Jupiter2 From Australia, joined Jan 2001, 929 posts, RR: 1
Reply 4, posted (13 years 8 months 4 weeks 7 hours ago) and read 1339 times:
I am firmly in the belief that they would not have ordered them, forget about the 330's they were thrown in to clinch the deal, no disrespect to the 330's.
SQ are QF's main competition on the routes to Europe and the UK, if SQ had decided to run a 777 for example with 180 business class seats, QF would have matched them, they would have had to just keep the premium passengers. There is no point flying 12000 miles with only discount seats sold to fill your 400 seat aircraft, you will loose money, that is why KL,LH,AF,IW,AZ even SU have all stopped flying to Australia, they were selling mainly cheap seats with little premium traffic, which was on BA/QF or one of the Asian carriers in particular SQ or TG.
QF and SQ and to a lesser extent EK will have everything in the first and business class cabins they possibly can to at least match each other if not out do the other in their 380's. They will have to, to get the premium traffic, otherwise they are going to be selling 500 cheap seats a flight !!! and thats not going to make you any money.

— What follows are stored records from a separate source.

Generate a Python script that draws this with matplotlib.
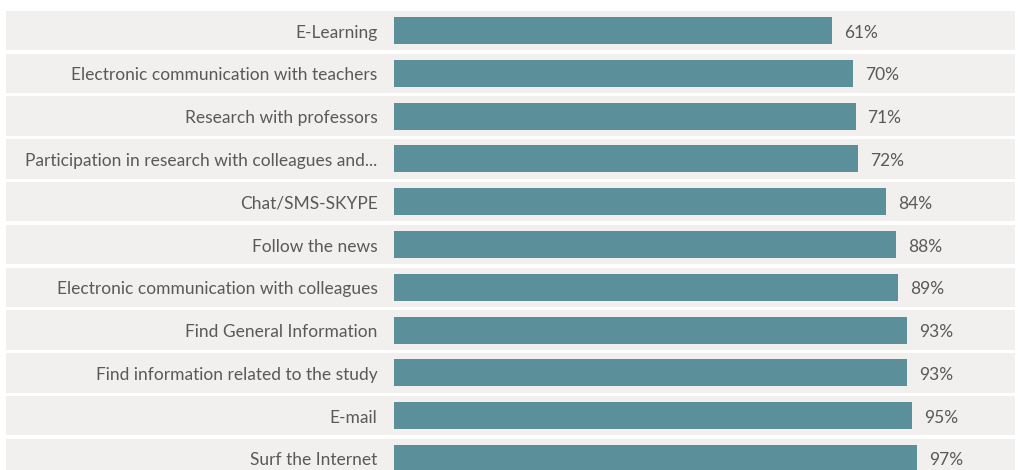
import numpy as np
import matplotlib
matplotlib.use("Agg")
from matplotlib import pyplot as plt

# categories top to bottom, and the shares printed next to each bar
categories = [
    "E-Learning",
    "Electronic communication with teachers",
    "Research with professors",
    "Participation in research with colleagues and...",
    "Chat/SMS-SKYPE",
    "Follow the news",
    "Electronic communication with colleagues",
    "Find General Information",
    "Find information related to the study",
    "E-mail",
    "Surf the Internet",
]
values = [61, 70, 71, 72, 84, 88, 89, 93, 93, 95, 97]
value_labels = [f"{v}%" for v in values]

bar_color = "#5b8f99"
band_color = "#f2f0ee"
text_color = "#595959"

plt.rcParams['font.family'] = ['Lato', 'DejaVu Sans']

fig = plt.figure(figsize=(10.18, 4.70), dpi=100)
ax = fig.add_axes([0, 0, 1, 1])

# the value axis of the original does not start at zero
axis_start = -125
band_left, band_right = -289.5, 138.6

y = np.arange(len(categories))
ax.barh(y, band_right - band_left, left=band_left, height=0.92,
        color=band_color, zorder=1)
ax.barh(y, np.array(values) - axis_start, left=axis_start, height=0.63,
        color=bar_color, zorder=2)

for yi, cat, v, lab in zip(y, categories, values, value_labels):
    ax.annotate(cat, xy=(axis_start, yi), xytext=(-16, -2),
                textcoords="offset pixels", ha="right", va="center",
                fontsize=12.5, color=text_color)
    ax.annotate(lab, xy=(v, yi), xytext=(12, -2),
                textcoords="offset pixels", ha="left", va="center",
                fontsize=12.5, color=text_color)

ax.set_xlim(-292.0, 139.9)
ax.set_ylim(10.269, -0.713)
ax.axis("off")

fig.savefig("out.png", dpi=100, facecolor="white")
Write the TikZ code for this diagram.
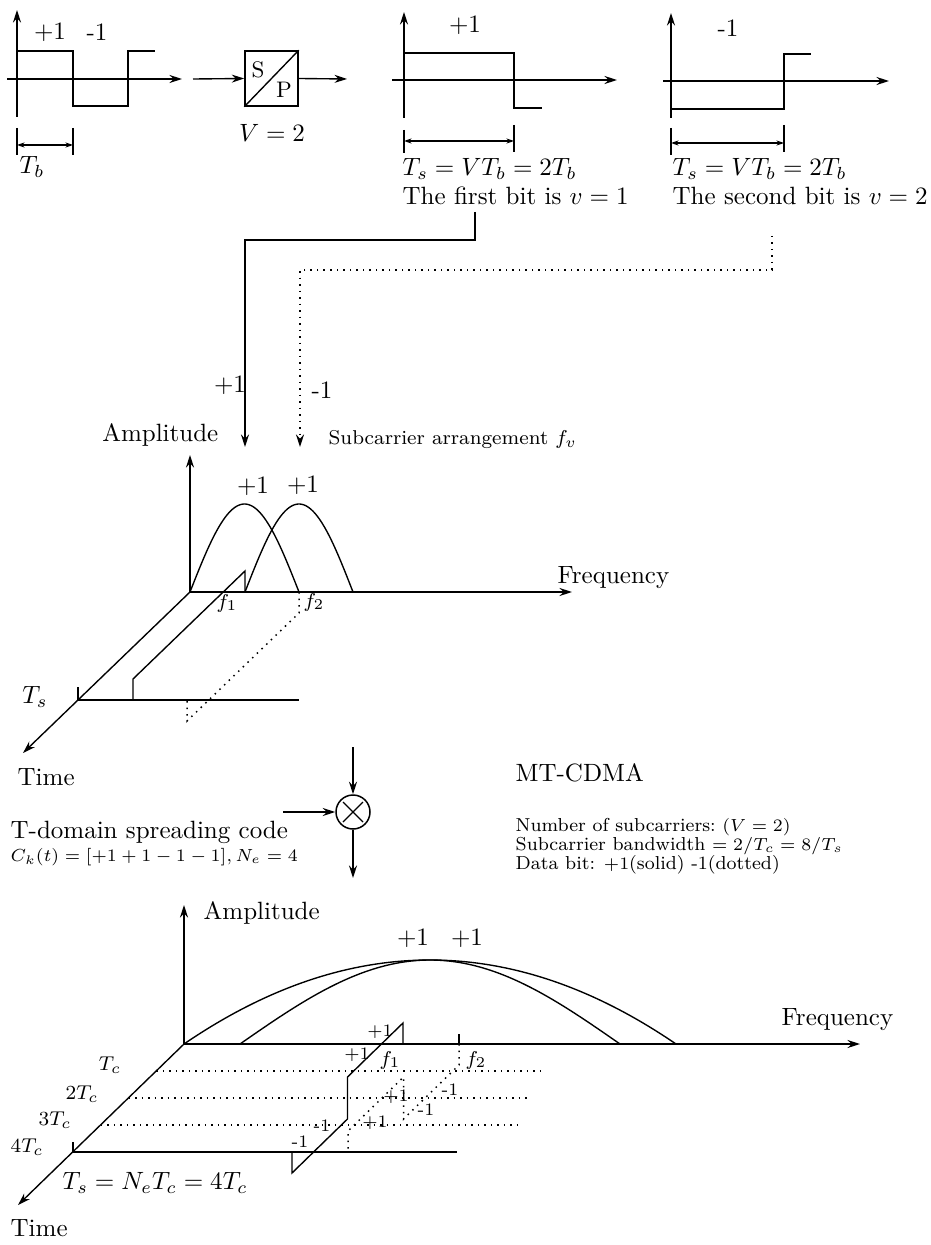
\documentclass[tikz,border=0pt]{standalone}
\usetikzlibrary{arrows.meta}
\begin{document}
\begin{tikzpicture}[x=0.4pt,y=-0.4pt,line width=0.55pt,
  >={Stealth[length=5pt,width=3.2pt]},
  brk/.style={{Stealth[length=3pt,width=2pt]}-{Stealth[length=3pt,width=2pt]},line width=0.5pt},
  dotline/.style={dotted,line width=0.6pt},
  lbl/.style={inner sep=0pt,font=\normalsize},
  sm/.style={inner sep=0pt,font=\footnotesize},
  note/.style={inner sep=0pt,font=\fontsize{7.5}{9}\selectfont},
  chip/.style={inner sep=0pt,font=\scriptsize}]
\useasboundingbox (0,0) rectangle (931,1245);

% ---------- input bit stream ----------
\draw[->] (17,117) -- (17,10);
\draw[->] (7,79) -- (182,79);
\draw (17,51) -- (73,51) -- (73,106) -- (128,106) -- (128,51) -- (155,51);
\node[lbl] (p1) at (50,32) {$+1$};
\node[lbl] (m1) at (97,32) {-1};
\draw (17,128) -- (17,155); \draw (73,128) -- (73,155);
\draw[brk] (17,145) -- (73,145);
\node[lbl] (tb) at (32,167) {$T_b$};

% ---------- S/P converter ----------
\node[draw,minimum width=21.2pt,minimum height=22pt,inner sep=0pt,line width=0.6pt] (sp) at (271.5,78.5) {};
\draw (sp.south west) -- (sp.north east);
\node[inner sep=0pt,font=\small] (s) at (258,70) {S};
\node[inner sep=0pt,font=\small] (p) at (284,90) {P};
\coordinate (spin) at (193,79);
\coordinate (spout) at (347,79);
\draw[->] (spin) -- (sp.west);
\draw[->] (sp.east) -- (spout);
\node[lbl] (v2) at (272,133) {$V=2$};

% ---------- first parallel bit ----------
\draw[->] (404,118) -- (404,12);
\draw[->] (392,80) -- (617,80);
\draw (404,53) -- (514,53) -- (514,108) -- (542,108);
\node[lbl] (p2) at (465,25) {$+1$};
\draw (404,130) -- (404,153); \draw (514,125) -- (514,152);
\draw[brk] (404,141) -- (514,141);
\node[lbl,anchor=west] (ts1) at (402,169) {$T_s=VT_b=2T_b$};
\node[lbl,anchor=west] (b1) at (402,196) {The first bit is $v=1$};

% ---------- second parallel bit ----------
\draw[->] (671,118) -- (671,13);
\draw[->] (663,81) -- (889,81);
\draw (671,109) -- (784,109) -- (784,54) -- (811,54);
\node[lbl] (m2) at (728,28) {-1};
\draw (671,128) -- (671,155); \draw (784,125) -- (784,152);
\draw[brk] (671,143) -- (784,143);
\node[lbl,anchor=west] (ts2) at (672,169) {$T_s=VT_b=2T_b$};
\node[lbl,anchor=west] (b2) at (672,196) {The second bit is $v=2$};

% ---------- connectors to subcarriers ----------
\coordinate (c1) at (475,212);
\coordinate (k1) at (245,240);
\coordinate (a1) at (245,447);
\draw[->] (c1) |- (k1) -- (a1);
\coordinate (c2) at (772,236);
\coordinate (k2) at (300,270);
\coordinate (a2) at (300,447);
\draw[->,dotline] (c2) |- (k2) -- (a2);
\node[lbl] (cp) at (230,385) {$+1$};
\node[lbl] (cm) at (322,390) {-1};
\node[sm,anchor=west] (sa) at (328,440) {Subcarrier arrangement $f_v$};

% ---------- upper 3-D plot ----------
\coordinate (O1) at (190,592);
\draw[->] (O1) -- (190,455);
\draw[->] (O1) -- (572,592);
\draw[->] (O1) -- (23,753);
\node[lbl,anchor=east] (amp1) at (219,435) {Amplitude};
\node[lbl,anchor=west] (fr1) at (557,578) {Frequency};
\node[lbl,anchor=west] (ti1) at (17,777) {Time};
\draw plot[domain=0:180,samples=60,smooth] ({190+(\x/180)*109},{592-88*sin(\x)});
\draw plot[domain=0:180,samples=60,smooth] ({245+(\x/180)*108},{592-88*sin(\x)});
\node[lbl] (h1) at (253,486) {$+1$};
\node[lbl] (h2) at (303,485) {$+1$};
\draw (245,592) -- (245,571) -- (133,679) -- (133,700);
\draw (78,700) -- (299,700);
\draw (78,687) -- (78,700);
\draw[dotline] (299,592) -- (299,613) -- (187,721) -- (187,700);
\node[sm] (f1a) at (227,603) {$f_1$};
\node[sm] (f2a) at (314,602) {$f_2$};
\node[lbl] (tsa) at (35,697) {$T_s$};

% ---------- spreading multiplier ----------
\coordinate (min) at (353,747);
\coordinate (cin) at (283,812);
\coordinate (mout) at (353,878);
\node[circle,draw,minimum size=13.6pt,inner sep=0pt,line width=0.6pt] (mul) at (353,812) {};
\draw (mul.center) ++(-10,-10) -- ++(20,20);
\draw (mul.center) ++(-10,10) -- ++(20,-20);
\draw[->] (min) -- (mul.north);
\draw[->] (cin) -- (mul.west);
\draw[->] (mul.south) -- (mout);
\node[lbl,anchor=west] (tds) at (10,832) {T-domain spreading code};
\node[note,anchor=west] (ck) at (10,857) {$C_k(t)=[+1+1-1-1],N_e=4$};
\node[lbl,anchor=west] (mt) at (515,773) {MT-CDMA};
\node[note,anchor=west] (n1) at (515,827) {Number of subcarriers:\ $(V=2)$};
\node[note,anchor=west] (n2) at (515,846) {Subcarrier bandwidth $=2/T_c=8/T_s$};
\node[note,anchor=west] (n3) at (515,865) {Data bit: $+1$(solid) -1(dotted)};

% ---------- lower 3-D plot ----------
\coordinate (O2) at (184,1044);
\draw[->] (O2) -- (184,905);
\draw[->] (O2) -- (860,1044);
\draw[->] (O2) -- (18,1205);
\node[lbl,anchor=west] (amp2) at (203,913) {Amplitude};
\node[lbl,anchor=west] (fr2) at (781,1020) {Frequency};
\node[lbl,anchor=west] (ti2) at (10,1228) {Time};
\draw plot[domain=0:1,samples=80,smooth] ({184+492*\x},{1044-336*\x*(1-\x)});
\draw plot[domain=0:180,samples=80,smooth] ({240+(\x/180)*380},{1044-84*sin(\x)});
\node[lbl] (h3) at (413,938) {$+1$};
\node[lbl] (h4) at (467,938) {$+1$};
% chip lines
\draw[dotline] (156.25,1071) -- (540,1071);
\draw[dotline] (128.5,1098) -- (530,1098);
\draw[dotline] (100.75,1125) -- (520,1125);
\draw (73,1152) -- (457,1152);
\draw (73,1142) -- (73,1152);
\node[sm] (tc1) at (110,1065) {$T_c$};
\node[sm] (tc2) at (82,1094) {$2T_c$};
\node[sm] (tc3) at (55,1120) {$3T_c$};
\node[sm] (tc4) at (27,1147) {$4T_c$};
% spread data
\draw (403,1044) -- (403,1023) -- (347.5,1077) -- (347.5,1119) -- (292,1173) -- (292,1152);
\draw (459,1034) -- (459,1044);
\draw[dotline] (459,1044) -- (459,1065) -- (403.5,1119) -- (403.5,1077) -- (348,1131) -- (348,1152);
\node[sm] (f1b) at (390,1060) {$f_1$};
\node[sm] (f2b) at (476,1060) {$f_2$};
\node[chip] (q1) at (380,1032) {$+1$};
\node[chip] (q2) at (357,1055) {$+1$};
\node[chip] (q3) at (322,1126) {-1};
\node[chip] (q4) at (300,1142) {-1};
\node[chip] (r1) at (450,1090) {-1};
\node[chip] (r2) at (426,1110) {-1};
\node[chip] (r3) at (396,1097) {$+1$};
\node[chip] (r4) at (375,1123) {$+1$};
\node[lbl,anchor=west] (tsb) at (62,1183) {$T_s=N_eT_c=4T_c$};
\end{tikzpicture}
\end{document}
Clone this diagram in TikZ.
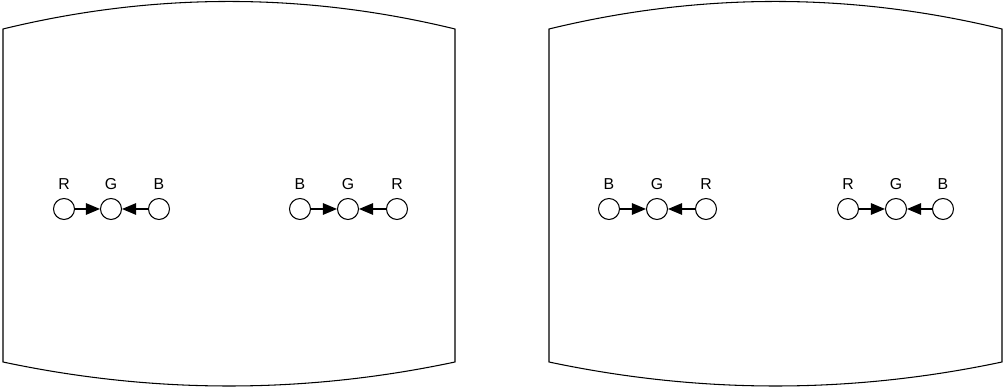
\documentclass[tikz,border=0pt]{standalone}
\usepackage{fontspec}
\setsansfont{Liberation Sans}
\usetikzlibrary{arrows.meta}

\tikzset{
  lamp/.style={circle, draw, line width=0.6pt, minimum size=0.42cm, inner sep=0pt},
  feed/.style={line width=0.7pt, -{Triangle[length=0.28cm,width=0.23cm]}},
  every label/.style={inner sep=0pt, text depth=0pt, yshift=0.17cm,
    font=\sffamily\fontsize{9}{10}\selectfont}
}

\begin{document}
\begin{tikzpicture}[x=0.02cm, y=0.02cm]
    \useasboundingbox (0,0) rectangle (1005,388);

    % Pantallas
    \draw[line width=0.6pt] (3,359) .. controls (153.7,395.7) and (304.3,395.7) .. (455,359)
        -- (455,26) .. controls (304.3,-6) and (153.7,-6) .. (3,26) -- cycle;
    \draw[line width=0.6pt] (549,359) .. controls (700,395.7) and (851,395.7) .. (1002,359)
        -- (1002,26) .. controls (851,-6) and (700,-6) .. (549,26) -- cycle;

    % Grupo 1
    \node[lamp, label=above:R] (r1) at (64,179) {};
    \node[lamp, label=above:G] (g1) at (111,179) {};
    \node[lamp, label=above:B] (b1) at (159,179) {};
    \draw[feed] (r1) -- (g1);
    \draw[feed] (b1) -- (g1);

    % Grupo 2
    \node[lamp, label=above:B] (b2) at (300,179) {};
    \node[lamp, label=above:G] (g2) at (348,179) {};
    \node[lamp, label=above:R] (r2) at (397,179) {};
    \draw[feed] (b2) -- (g2);
    \draw[feed] (r2) -- (g2);

    % Grupo 3
    \node[lamp, label=above:B] (b3) at (609,179) {};
    \node[lamp, label=above:G] (g3) at (657,179) {};
    \node[lamp, label=above:R] (r3) at (706,179) {};
    \draw[feed] (b3) -- (g3);
    \draw[feed] (r3) -- (g3);

    % Grupo 4
    \node[lamp, label=above:R] (r4) at (848,179) {};
    \node[lamp, label=above:G] (g4) at (896,179) {};
    \node[lamp, label=above:B] (b4) at (943,179) {};
    \draw[feed] (r4) -- (g4);
    \draw[feed] (b4) -- (g4);
\end{tikzpicture}
\end{document}
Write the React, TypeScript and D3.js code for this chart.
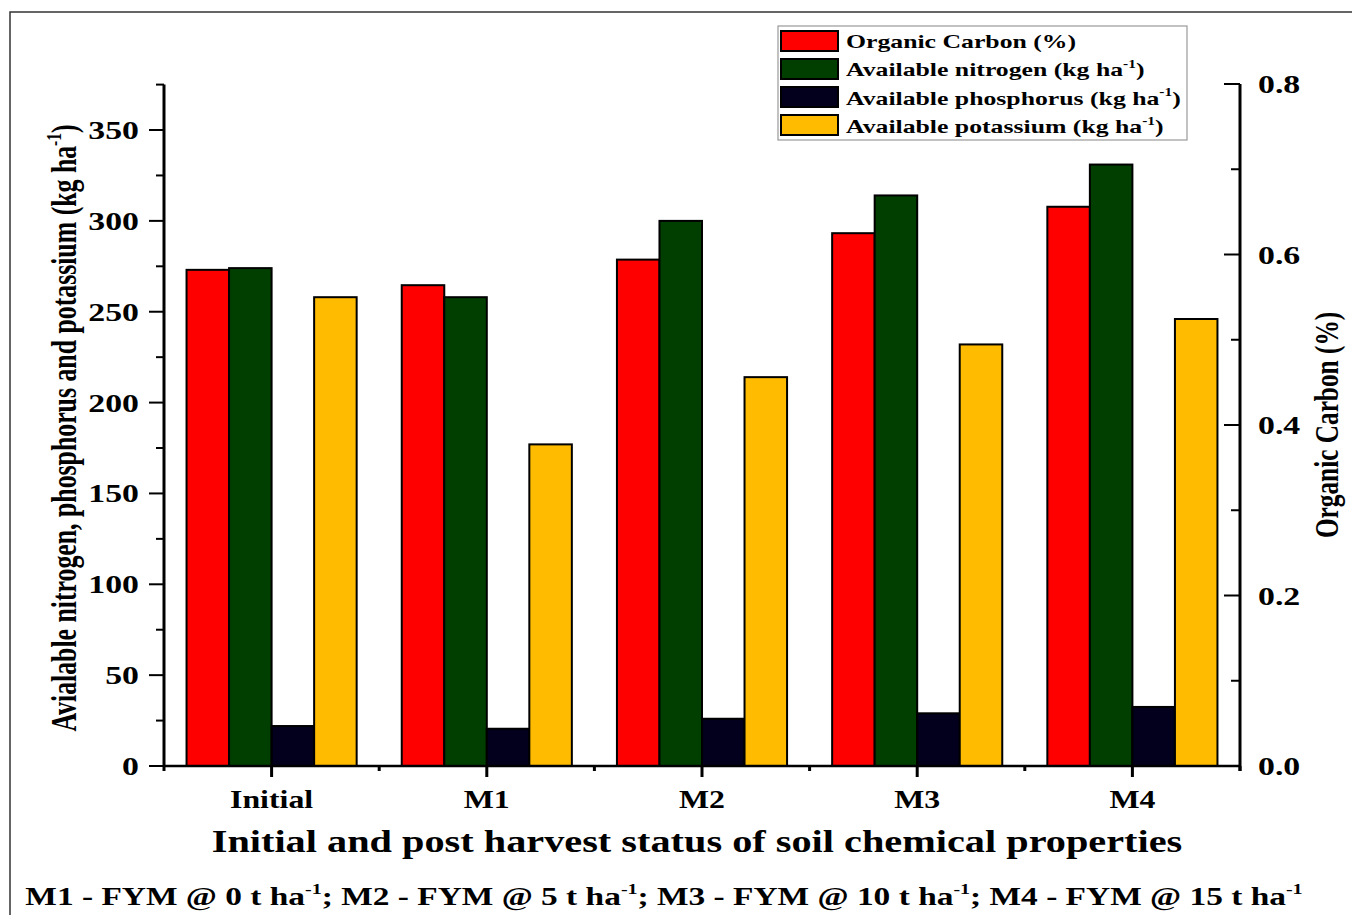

Rest assured if QF were to order the proposed sonic cruiser, SQ will order it simply to match QF, lets face it there is nothing wrong with following your neighbour especially if they are two of the better airlines around and fierce competitors to boot !!!
BTW this can also be said about the 743, QF ordered them simply to match what SQ was flying, lets face it while the 743 had a slightly higher capacity it did not do a lot more than the 742's they were both flying.
ERJ135 From Australia, joined Nov 2000, 691 posts, RR: 1
Reply 6, posted (13 years 8 months 4 weeks 5 hours ago) and read 1314 times:
Never Ever let the facts get in the way of a good story eh!
Qantas wanted aircraft for domestic and regional services that were larger capacity than the 767-300, and ultimatly replace the 767-200.
Three aircraft were in contention in a variety of configurations. These were the 767-400, the 777-200 and the A330. Ultimatley the A330 got the order and not because it was heavily discounted, at least not originally. Then there were the 747 classics to replace including the remaining 742's and the 743's and the two SP's. And then a larger aircraft as well to cope with growth. The 744ER was chosen with an order for six. And the A380 was given a LOI on the proviso that the project was launched. At that time Airbus still needed 12 to get their target of 50 orders to launch. Then Airbus offered the carrot to QF by saying if they ordered 12 A380's Airbus would garantee the project would go ahead and would discount the already ordered A330's. Qantas was in fact interested in the 747 stretch models but Boeing was no where near a firm launch and ultimatly Boeing shelved it so QF would have gone with the A380 sooner or later any way.
Singapore_Air From United Kingdom, joined Nov 2000, 13747 posts, RR: 19
Reply 7, posted (13 years 8 months 4 weeks 2 hours ago) and read 1292 times:
If Singapore Airlines ordered the Sonic Cruiser, then I think that QF would just to follow them and fly what was "in" at the time.
If you say SQ A380 and QF 744. Everyone would choose the A380 (I'm not starting a war so just take it with a pinch of salt and be quiet). However, QF knew it would lose pax, so it had to buy the A380. Then there's BA. Hmm. I think they'll lose out to SQF (Get it!? SQ QF)
IMissPiedmont From United States of America, joined May 2001, 6372 posts, RR: 32
Reply 10, posted (13 years 8 months 3 weeks 6 days 13 hours ago) and read 1255 times:
90% discount? Do you mean a 200 Million $ (US) aircraft for 20 Million (US)?. Or, do you mean a 10% dicount? (200M to 180M) If AI is giving the airplanes away they must really deperate. Not likely. If it's the engines, that I can understand. As long as there is a power-by-the hour contract.
As for QF ordering the A380 if SQ hadn't? Yes. They have routes that are very high capacity that don't have slots available to handle projected growth over the next 10 years.